Surrounded by ancient banyan trees and fountains, Prince Aryavrat frolicked in the beautifully landscaped garden while King Yajuvendra gazed at him from the palace window. Although his kingdom flourished, the piercing sorrow of Aryavrat’s hunchback lingered within him. The king summoned healers from near and far, offering lavish rewards; yet nothing proved effective.
One dawn, an elderly woman healer visited the king, her eyes gleaming with calm certainty. She proposed: "Craft a life-size statue of the prince, a replica—but upright, strong, flawless—the way you would like to see him. Erect it where he plays."
Though sceptical, the king complied, erecting a majestic marble statue in the courtyard. Over time, the prince inadvertently mimicked its posture, aligning his thoughts and identity with it. Within a year, his spine straightened; by the next, his deformity nearly vanished.
This ancient parable echoes a profound truth that psychoneuroimmunology, the science that studies the mind-body connection, is now uncovering.
The Mind-Body Connection: Illness as Feedback
But how does this work exactly? Can we really rewire our bodies just by changing how we think and feel?
It all begins with how we interpret the future impact of an event, often unconsciously and instantly. Evolutionary lessons and our beliefs, shaped by conditioning, influence these interpretations. Depending on our interpretations, our brains trigger the release of chemicals that are felt as emotions.
Over time, this Interpretation >> Chemicals >> Emotion >> Sculpt (disease or health) or “ICES” cycle becomes habitual and shapes our bodies like clay. Therefore, alongside genetics and lifestyle, years of habitual “ICES” cycles of dismal interpretations, corrosive chemicals and destructive emotions may contribute to health challenges, offering clues to possible inner patterns causing them.
No wonder, Eastern traditions view illness as a guide, not an enemy and suggest that corrosive emotions like stress, or grief can disrupt the body’s harmony. Modern researchers, including Dr Candace Pert (neuroscience), Dr Dean Ornish (lifestyle medicine), Dr Bessel Kolk (trauma research), Nobel laureate Dr Elizabeth Blackburn (telomere research), and Martin Seligman (positive psychology), while exploring how chronic disempowering emotions may influence overall physical well-being, support this mind-body connection.
Reprogramming the Inner World
To leverage this understanding of the mind-body connection, try these five strategies proactively to stay healthy, but never substitute, medical care.
1. Treat Your Body as the Holiest Temple:
• Prioritise maintaining it in excellent condition.

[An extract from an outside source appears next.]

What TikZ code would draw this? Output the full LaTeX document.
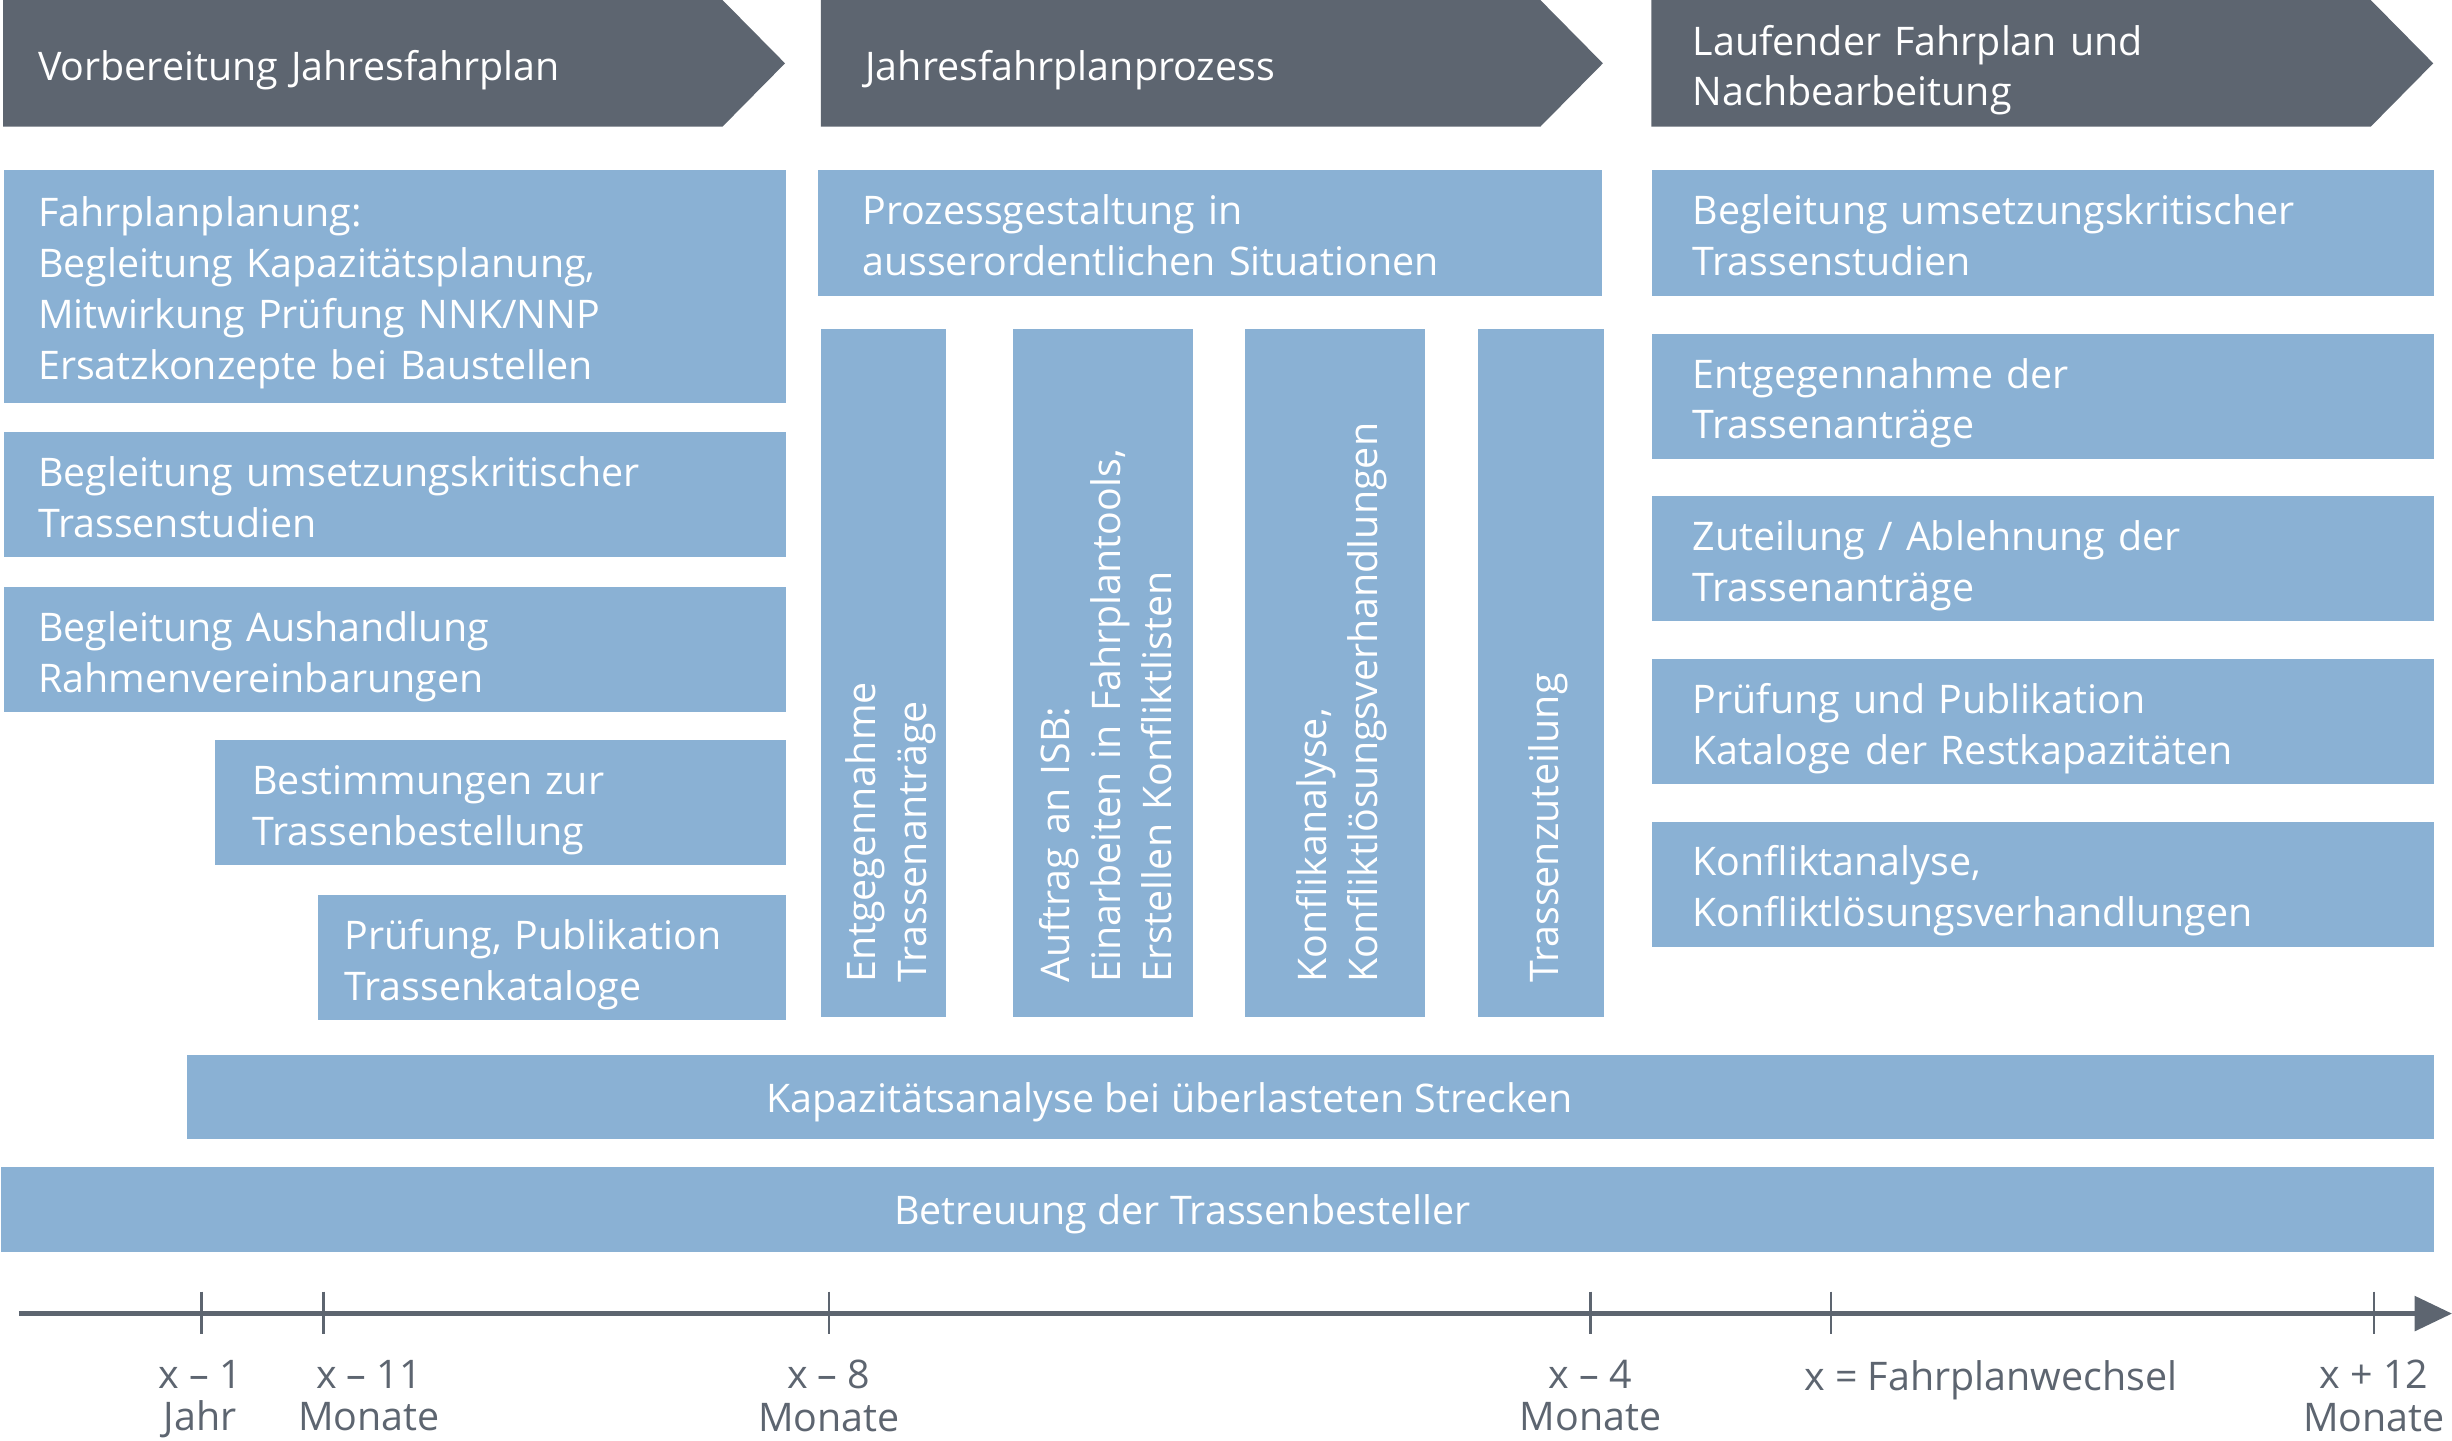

• Guard your senses to honour the sacred being within.
• Avoid bringing harmful food, thoughts, emotions or motives into your body-temple.
• Note any violations with honestly and be more vigilant.
2. Transform How You Interpret Events:
• Ask: What story am I telling myself?
• Mentally rehearse one charged event of the day. Multiple perspectives dilute their emotional intensity, and lead to better future responses.
• Journal to spot stress triggers and pessimistic interpretations.
3. Release Trapped Emotional Energy:
•Sit quietly, close your eyes and recall an emotionally upsetting moment of the day. Notice the details—how you felt and where the emotion sits in your body.
• Locate the emotion within your body as a balloon of dark energy. Explore its shape with attention while moving outwards to its extremities.
• Imagine squeezing the balloon until it bursts. Experience the release of its energy—spreading and nourish every nook and cranny of your body.
4. Try Aryavrat’s Trick:
• Morph an image of your ideal, healthy self.
• Place it where you see it daily.
and identify with it everytime.
• Align choices with the vision.
5. Use These Additional Tools:
In addition to meditating every day, pause frequently to understand your thoughts, emotions.
• Thoughts. Detach from your thoughts to view them objectively. Disidentify with them and observe the superfluity of most. Shift your focus from grievances to five things you are grateful for.
• Emotions: Rate your emotions on a scale from -5 (extreme despondency) to +5 (extreme joy), explore and address their causes by reinterpreting your fears, and strive to remain above +2.
• Breath: Take five deep breaths, observing each one and letting it pass without a thought.
Small daily shifts in how you perceive and respond to life’s events can gradually reshape your overall well-being.
Your body is the marble and your mind its sculptor. Like Prince Aryavrat, begin sculpting a healthier ‘you’ by gradually including these five strategies, starting with one today.